A exoneração mais rumorosa, no entanto, foi a do ex-diretor do Instituto Nacional de Pesquisas Espaciais (Inpe), Ricardo Galvão. Ele ousou discordar, com evidências científicas, das afirmações infundadas de Bolsoanto sobre desmatamento na Amazônia. Dançou. Quem está com os dias contados é o atual presidente do Conselho de Controle de Atividades Financeiras (Coaf). O motivo? O órgão foi responsável por vasculhar as contas bancárias de Flávio Bolsonaro, o Zero Um.
A saída de Frota mostra que o sistema político-partidário é suficientemente poderoso para não se abalar com o comportamento dos chamados “rebeldes”, ainda mais se o partido é o que dá sustentação ao governo de Bolsonaro, avesso às críticas.
Ao lado da deputada do PDT, Tabata Amaral, Frota faz parte do grupo de parlamentares insistentes em suas teses e dispostos a manter erguida a bandeira da independência, à margem das determinações de cima.

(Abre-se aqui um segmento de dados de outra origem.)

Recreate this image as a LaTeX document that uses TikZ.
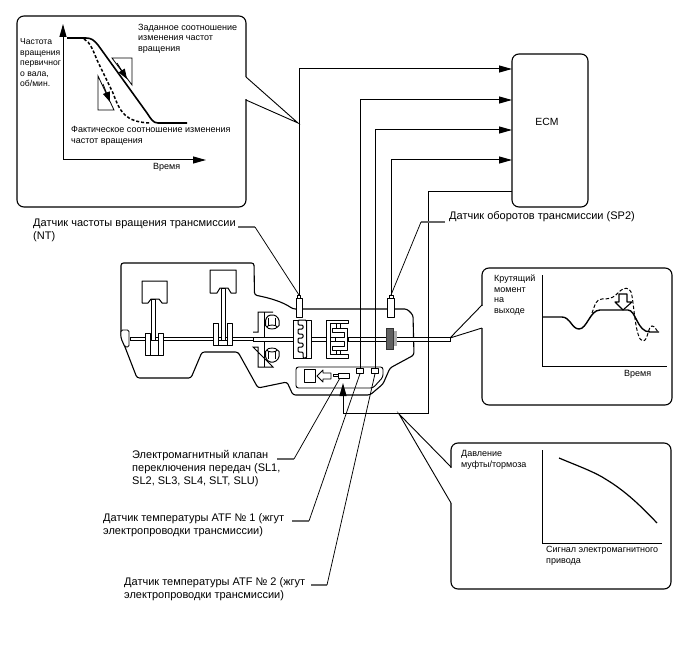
\documentclass[tikz,border=0pt]{standalone}
\usepackage{fontspec}
\setmainfont{Liberation Sans}
\usetikzlibrary{arrows.meta}
\tikzset{
  x=1pt,y=-1pt,
  flow/.style={line width=1pt,black,-{Triangle[length=13pt,width=7pt]}},
  lead/.style={line width=0.75pt,black},
  leadbar/.style={line width=1.3pt,black!60},
  panel/.style={line width=1.1pt,black,rounded corners=7pt,fill=white},
  part/.style={line width=0.9pt,black,fill=white,line join=round},
  note/.style={font=\fontsize{9}{10.5}\selectfont,inner sep=0pt,anchor=west,align=left},
  tag/.style={font=\fontsize{11}{12.8}\selectfont,inner sep=0pt,anchor=west,align=left},
  curve/.style={line width=1.6pt,black,line join=round},
  dashcurve/.style={line width=1.5pt,black,dash pattern=on 3pt off 2pt},
}
\begin{document}
\begin{tikzpicture}
\useasboundingbox (0,0) rectangle (688,658);

% Callout panels: the border is opened where the pointer leaves it
\draw[panel] (17,16) rectangle (246,207);
\fill[white] (245,77.5) -- (247,77.5) -- (247,99.5) -- (245,99.5) -- cycle;
\draw[lead,line width=0.9pt] (246,77) -- (298,123) -- (246,100);

\draw[panel] (482,268) rectangle (672,405);
\fill[white] (481,305.5) -- (483,305.5) -- (483,327.5) -- (481,327.5) -- cycle;
\draw[lead,line width=0.9pt] (482,305) -- (450,338) -- (482,328);

\draw[panel] (451,443) rectangle (671,589);
\fill[white] (450,467.5) -- (452,467.5) -- (452,502.5) -- (450,502.5) -- cycle;
\draw[lead,line width=0.9pt] (451,467) -- (399,414) -- (451,503);

% Speed ratio graph
\coordinate (gaO) at (63,160);
\coordinate (gaY) at (63,24);
\coordinate (gaX) at (206,160);
\draw[flow] (gaO) -- (gaY);
\draw[flow] (gaO) -- (gaX);
\draw[curve] (67,38) -- (86,38) .. controls (91,38) and (94,40) .. (98,45) -- (147,113) .. controls (151,119) and (153,123) .. (158,123) -- (187,123);
\draw[dashcurve] (84,39) .. controls (90,42) and (93,50) .. (97,60) -- (113,93) .. controls (120,112) and (125,122) .. (150,123);
\draw[line width=0.8pt] (112,58) -- (132,58) -- (132,85) -- cycle;
\draw[line width=0.8pt] (98,76) -- (98,110) -- (114,110) -- cycle;
\coordinate (rA) at (117,63);
\coordinate (rB) at (127,79);
\coordinate (rC) at (103,84);
\coordinate (rD) at (110,102);
\draw[line width=0.8pt,-{Triangle[length=10pt,width=7pt]}] (rA) -- (rB);
\draw[line width=0.8pt,-{Triangle[length=10pt,width=7pt]}] (rC) -- (rD);
\node[note] (tGiven) at (138,38.5) {Заданное соотношение\\изменения частот\\вращения};
\node[note,font=\fontsize{8.6}{10.5}\selectfont] (tInput) at (20,63) {Частота\\вращения\\первичног\\о вала,\\об/мин.};
\node[note] (tActual) at (71,136) {Фактическое соотношение изменения\\частот вращения};
\node[note] (tTimeA) at (153,167) {Время};

% Torque graph
\coordinate (gbO) at (542,366);
\draw[line width=0.8pt] (542,275) -- (gbO) -- (667,366);
\draw[curve,line width=1.4pt] (542,317) -- (562,317) .. controls (570,317) and (572,329) .. (579,329) .. controls (587,329) and (590,310) .. (600,310) -- (628,310) .. controls (636,310) and (637,332) .. (650,332) -- (659,332);
\draw[line width=1pt,dash pattern=on 3.5pt off 2pt] (592,313) .. controls (595,305) and (596,299) .. (602,299) .. controls (612,299) and (614,297) .. (619,292) .. controls (624,287) and (629,287) .. (631,292) .. controls (634,300) and (635,341) .. (643,341) .. controls (648,341) and (648,326) .. (652,326) .. controls (655,326) and (656,330) .. (658,332);
\draw[part,line width=1.1pt] (623,310) -- (615,302) -- (619,302) -- (619,294) -- (627,294) -- (627,302) -- (632,302) -- cycle;
\node[note] (tTorque) at (494,295) {Крутящий\\момент\\на\\выходе};
\node[note] (tTimeB) at (624,374) {Время};

% Pressure graph
\draw[line width=0.8pt] (542,450) -- (542,543) -- (662,543);
\draw[curve,line width=1.2pt] (559,458) .. controls (578,466) and (595,472) .. (607,480) .. controls (625,491) and (640,505) .. (657,523);
\node[note] (tPressure) at (461,460) {Давление\\муфты/тормоза};
\node[note] (tSignal) at (546,556) {Сигнал электромагнитного\\привода};

% Engine and transmission housing
\draw[line width=1.1pt,line join=round,rounded corners=2.5pt]
  (121,338) -- (121,263) -- (254,263) -- (254.5,295)
  .. controls (270,298) and (283,302) .. (293,309)
  -- (407,309) -- (413,315) -- (414,355) -- (390,368) -- (383,384) -- (370,395)
  -- (293,395) -- (287,382) -- (258,388) -- (238,352) -- (202,352) -- (191,378)
  -- (137,378) -- (125,347) -- cycle;

% Crankshaft, flywheel and output shaft
\draw[line width=0.9pt,fill=white] (130,337) rectangle (253,340);
\draw[line width=0.9pt,fill=white,rounded corners=1.5pt] (121,330) -- (129,330) -- (129,347) -- (125,347) -- (121,338) -- cycle;
\draw[line width=0.9pt,fill=white] (260,337.5) rectangle (450,341);

% Pistons
\draw[part,line width=1pt] (142,281) -- (167,281) -- (167,303) -- (162,303) -- (159,299) -- (151,299) -- (148,303) -- (142,303) -- cycle;
\draw[part] (145,333) rectangle (150,355);
\draw[part] (158,333) rectangle (163,355);
\draw[part] (150,340) rectangle (158,355);
\draw[part] (151.5,299) rectangle (155,340);
\draw[part,line width=1pt] (210,270) -- (236,270) -- (236,293) -- (231,293) -- (228,288) -- (220,288) -- (217,293) -- (210,293) -- cycle;
\draw[part] (213,323) rectangle (218,345);
\draw[part] (227,323) rectangle (232,345);
\draw[part] (218,340) rectangle (227,345);
\draw[part] (221,288) rectangle (225,340);

% Torque converter
\draw[line width=1pt,fill=white] (253,332) -- (258,332) -- (258,312) -- (273,312) (273,367) -- (258,367) -- (258,347) -- (253,347) -- cycle;
\draw[line width=1pt] (264,312) -- (264,367);
\foreach \cy/\dy in {323/1,354/-1} {
  \draw[part,line width=1pt,rounded corners=1.5pt] (265.5,\cy-4*\dy) -- (269,\cy-8*\dy) -- (275,\cy-8*\dy) -- (279,\cy-4*\dy) -- (279,\cy+4*\dy) -- (265.5,\cy+4*\dy) -- cycle;
  \draw[line width=0.9pt,fill=white] (272,\cy+4*\dy) ellipse (5 and 2);
  \draw[line width=0.8pt] (268.5,\cy-5*\dy) -- (268.5,\cy+2*\dy) (275.5,\cy-5*\dy) -- (275.5,\cy+2*\dy);
}
\draw[line width=0.9pt,fill=white] (253,337.5) rectangle (293,341);

% Planetary gear set
\draw[part] (293,320) rectangle (311,358);
\draw[line width=0.9pt] (306.5,320) -- (306.5,358);
\draw[line width=1pt,fill=white,rounded corners=1.2pt] (298,320) -- (298,325) -- (303,325) -- (303,329) -- (298,329) -- (298,334) -- (303,334) -- (303,338) -- (298,338) -- (298,343) -- (303,343) -- (303,347) -- (298,347) -- (298,352) -- (303,352) -- (303,358) -- (306.5,358) -- (306.5,320) -- cycle;
\draw[line width=0.9pt,fill=white] (311,337.5) rectangle (326,341);

% Clutch drum
\draw[part] (326,320) -- (348,320) -- (348,323) -- (330,323) -- (330,354) -- (348,354) -- (348,358) -- (326,358) -- cycle;
\draw[part] (332,328) -- (347,328) -- (347,350) -- (332,350) -- (332,346) -- (344,346) -- (344,341) -- (335,341) -- (335,337) -- (344,337) -- (344,332) -- (332,332) -- cycle;
\draw[line width=0.8pt] (336,323) -- (336,328) (340,323) -- (340,328) (336,350) -- (336,354) (340,350) -- (340,354);
\draw[line width=0.9pt,fill=white] (348,337.5) rectangle (386,341);

% Output gear
\fill[black!62] (386,328) rectangle (393,349);
\fill[black!32] (393,331) rectangle (397,346);
\draw[line width=0.6pt,black!80] (386,328) rectangle (393,349);

% Valve body
\draw[part,rounded corners=2.5pt] (296,367) -- (383,367) -- (383,377) -- (373,388) -- (296,388) -- cycle;
\draw[part] (304.5,369) rectangle (315,382);
\draw[part] (317,376) -- (323,370) -- (323,373) -- (331,373) -- (331,379) -- (323,379) -- (323,382) -- cycle;
\draw[part] (338,373) rectangle (349,378);
\draw[part] (333,374.5) rectangle (338,376.5);

% Sensors
\coordinate (ntTop) at (299,295);
\coordinate (spTop) at (391,295);
\draw[part] (296,298) rectangle (302,317);
\draw[part] (297.5,295) rectangle (300.5,298);
\draw[part] (387.5,298) rectangle (394,317);
\draw[part] (389,295) rectangle (393,298);
\node[draw,part,minimum width=7pt,minimum height=4.5pt,inner sep=0pt] (thermA) at (360,371) {};
\node[draw,part,minimum width=7pt,minimum height=4.5pt,inner sep=0pt] (thermB) at (375,371) {};

% ECM and its wiring
\node[draw,line width=1.1pt,rounded corners=7pt,minimum width=76pt,minimum height=153pt,inner sep=0pt] (ecm) at (550,130.5) {};
\node[font=\fontsize{10.4}{12}\selectfont,inner sep=0pt] (ecmText) at (547,122) {ECM};
\coordinate (inA) at (512,69);
\coordinate (inB) at (512,100);
\coordinate (inC) at (512,130);
\coordinate (inD) at (512,160);
\coordinate (outE) at (512,191);
\coordinate (valve) at (343,383);
\coordinate (valveBend) at (343,413);
\coordinate (valveRun) at (428,413);
\draw[flow] (ntTop) -- (299,69) -- (inA);
\draw[flow] (thermA.north) -- (360,100) -- (inB);
\draw[flow] (thermB.north) -- (375,130) -- (inC);
\draw[flow] (spTop) -- (391,160) -- (inD);
\draw[flow] (outE) -- (428,191) -- (valveRun) -- (valveBend) -- (valve);

% Labels with their leaders
\node[tag] (lNT) at (33,230) {Датчик частоты вращения трансмиссии\\(NT)};
\coordinate (lNTa) at (238,227); \coordinate (lNTb) at (255,227);
\draw[leadbar] (lNTa) -- (lNTb);
\draw[lead] (lNTb) -- (ntTop);
\node[tag] (lSP) at (449,217) {Датчик оборотов трансмиссии (SP2)};
\coordinate (lSPa) at (445,222); \coordinate (lSPb) at (421,222);
\draw[leadbar] (lSPa) -- (lSPb);
\draw[lead] (lSPb) -- (spTop);
\node[tag] (lSol) at (132,468.5) {Электромагнитный клапан\\переключения передач (SL1,\\SL2, SL3, SL4, SLT, SLU)};
\coordinate (lSola) at (277,459); \coordinate (lSolb) at (294,459); \coordinate (solEnd) at (340,378);
\draw[leadbar] (lSola) -- (lSolb);
\draw[lead] (lSolb) -- (solEnd);
\node[tag] (lTa) at (103,525.5) {Датчик температуры ATF № 1 (жгут\\электропроводки трансмиссии)};
\coordinate (lTaa) at (292,521); \coordinate (lTab) at (309,521);
\draw[leadbar] (lTaa) -- (lTab);
\draw[lead] (lTab) -- (thermA.south);
\node[tag] (lTb) at (124,589.5) {Датчик температуры ATF № 2 (жгут\\электропроводки трансмиссии)};
\coordinate (lTba) at (311,585); \coordinate (lTbb) at (327,585);
\draw[leadbar] (lTba) -- (lTbb);
\draw[lead] (lTbb) -- (thermB.south);
\end{tikzpicture}
\end{document}
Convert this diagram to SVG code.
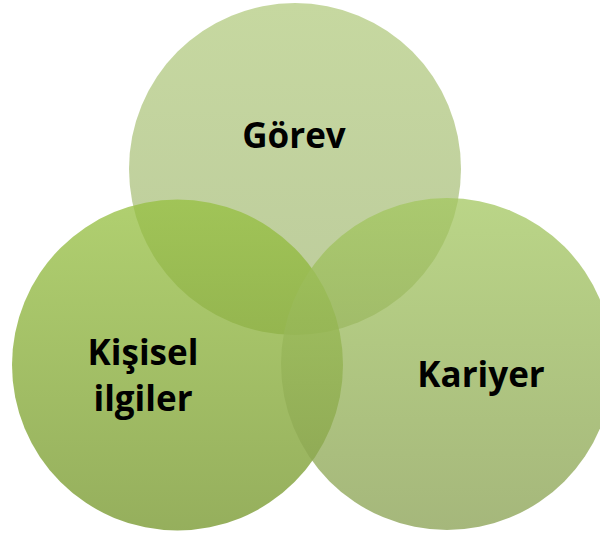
<svg xmlns="http://www.w3.org/2000/svg" width="600" height="535" viewBox="0 0 600 535">
  <defs>
    <linearGradient id="gTop" x1="0" y1="0" x2="0" y2="1">
      <stop offset="0" stop-color="#b3cb80"/>
      <stop offset="1" stop-color="#a6ba7b"/>
    </linearGradient>
    <linearGradient id="gLeft" x1="0" y1="0" x2="0" y2="1">
      <stop offset="0" stop-color="#96c040"/>
      <stop offset="1" stop-color="#729426"/>
    </linearGradient>
    <linearGradient id="gRight" x1="0" y1="0" x2="0" y2="1">
      <stop offset="0" stop-color="#a3c75f"/>
      <stop offset="1" stop-color="#879f4f"/>
    </linearGradient>
    <style>
      .circle { fill-opacity: 0.75; }
      .label { font-family: "Open Sans", "Liberation Sans", sans-serif; font-weight: bold; font-size: 35px; fill: #000; text-anchor: middle; }
    </style>
  </defs>

  <g id="gorev">
    <circle class="circle" cx="295" cy="169" r="166" fill="url(#gTop)"/>
    <text class="label" x="294" y="148">Görev</text>
  </g>

  <g id="kisisel-ilgiler">
    <circle class="circle" cx="177.5" cy="365" r="165.5" fill="url(#gLeft)"/>
    <text class="label" x="143" y="365">Kişisel</text>
    <text class="label" x="143" y="411">ilgiler</text>
  </g>

  <g id="kariyer">
    <circle class="circle" cx="447" cy="364" r="166" fill="url(#gRight)"/>
    <text class="label" x="481" y="387">Kariyer</text>
  </g>

  <g id="connectors"/>
</svg>
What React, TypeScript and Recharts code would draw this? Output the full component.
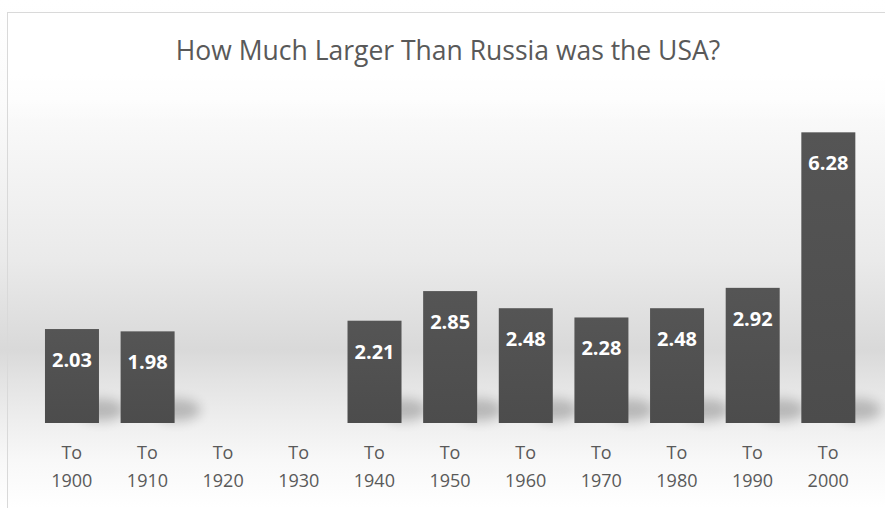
import { Bar, BarChart, LabelList, XAxis, YAxis } from 'recharts'

const categories = ['To 1900', 'To 1910', 'To 1920', 'To 1930', 'To 1940', 'To 1950', 'To 1960', 'To 1970', 'To 1980', 'To 1990', 'To 2000']
const ratios: (number | null)[] = [2.03, 1.98, null, null, 2.21, 2.85, 2.48, 2.28, 2.48, 2.92, 6.28]
const yTicks = [0, 1, 2, 3, 4, 5, 6, 7]

const rows = categories.map((label, i) => ({ label, ratio: ratios[i] }))

const TEXT = '#595959'
const FONT = '"Open Sans", "Liberation Sans", sans-serif'

function ShadowBar(props: any) {
  const { x, y, width, height } = props
  if (height == null || height <= 0) return null
  const bottom = y + height
  return (
    <g>
      <ellipse cx={x + width + 2} cy={bottom - 13} rx={24} ry={11} fill="#000" opacity={0.22} filter="url(#barShadow)" />
      <rect x={x} y={y} width={width} height={height} fill="url(#barFill)" />
    </g>
  )
}

function ValueLabel(props: any) {
  const { x, y, width, value } = props
  if (value == null) return null
  return (
    <text x={x + width / 2} y={y + 38} textAnchor="middle" fill="#fff" fontFamily={FONT} fontWeight={700} fontSize={20}>
      {Number(value).toFixed(2)}
    </text>
  )
}

function TwoLineTick(props: any) {
  const { x, y, payload } = props
  const [first, second] = String(payload.value).split(' ')
  return (
    <text x={x} y={y} textAnchor="middle" fill={TEXT} fontFamily={FONT} fontSize={18}>
      <tspan x={x} dy={36}>{first}</tspan>
      <tspan x={x} dy={28}>{second}</tspan>
    </text>
  )
}

export default function App() {
  return (
    <div
      style={{
        position: 'fixed',
        left: 0,
        top: 0,
        width: 885,
        height: 508,
        background:
          'linear-gradient(to bottom, #ffffff 0px, #fbfbfb 100px, #eaeaea 260px, #d9d9d9 350px, #e3e3e3 380px, #eeeeee 420px, #f8f8f8 460px, #ffffff 508px)',
        overflow: 'hidden',
      }}
    >
      <svg width={0} height={0} style={{ position: 'absolute' }}>
        <defs>
          <filter id="barShadow" x="-100%" y="-100%" width="300%" height="300%">
            <feGaussianBlur stdDeviation={6} />
          </filter>
          <linearGradient id="barFill" x1="0" y1="0" x2="0" y2="1">
            <stop offset="0%" stopColor="#555555" />
            <stop offset="100%" stopColor="#4c4c4c" />
          </linearGradient>
        </defs>
      </svg>
      <div
        style={{
          position: 'absolute',
          left: 7,
          top: 12,
          right: 0,
          bottom: 0,
          borderTop: '1px solid #d9d9d9',
          borderLeft: '1px solid #d9d9d9',
          background: 'linear-gradient(to bottom, #ffffff 0px, #ffffff 60px, rgba(255,255,255,0) 110px)',
        }}
      />
      <div
        style={{
          position: 'absolute',
          left: 12,
          top: 37,
          width: 872,
          textAlign: 'center',
          fontFamily: FONT,
          fontSize: 26.5,
          lineHeight: '26px',
          color: TEXT,
        }}
      >
        How Much Larger Than Russia was the USA?
      </div>
      <div style={{ position: 'absolute', left: 0, top: 0 }}>
        <BarChart width={885} height={508} data={rows} margin={{ top: 99, right: 19, left: 34, bottom: 0 }} barCategoryGap="14.5%">
          <XAxis
            dataKey="label"
            axisLine={false}
            tickLine={false}
            tickSize={0}
            tickMargin={0}
            height={85}
            interval={0}
            tick={<TwoLineTick />}
          />
          <YAxis hide domain={[0, 7]} ticks={yTicks} />
          <Bar dataKey="ratio" shape={<ShadowBar />} isAnimationActive={false}>
            <LabelList dataKey="ratio" content={<ValueLabel />} />
          </Bar>
        </BarChart>
      </div>
    </div>
  )
}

A outra categoria é daqueles que seguem a tradição partidária porque sabem de sua importância. “O parlamentar que se coloca contra isso tem uma debilidade, porque parlamento não é ideia própria, é ideia de grupo”, afirma o cientista político Humberto Dantas. Evidentemente que esse está longe de ser o paradigma de um governo acostumado a degolar quem lhe desagrada. O cadafalso aguarda a próxima voz dissonante.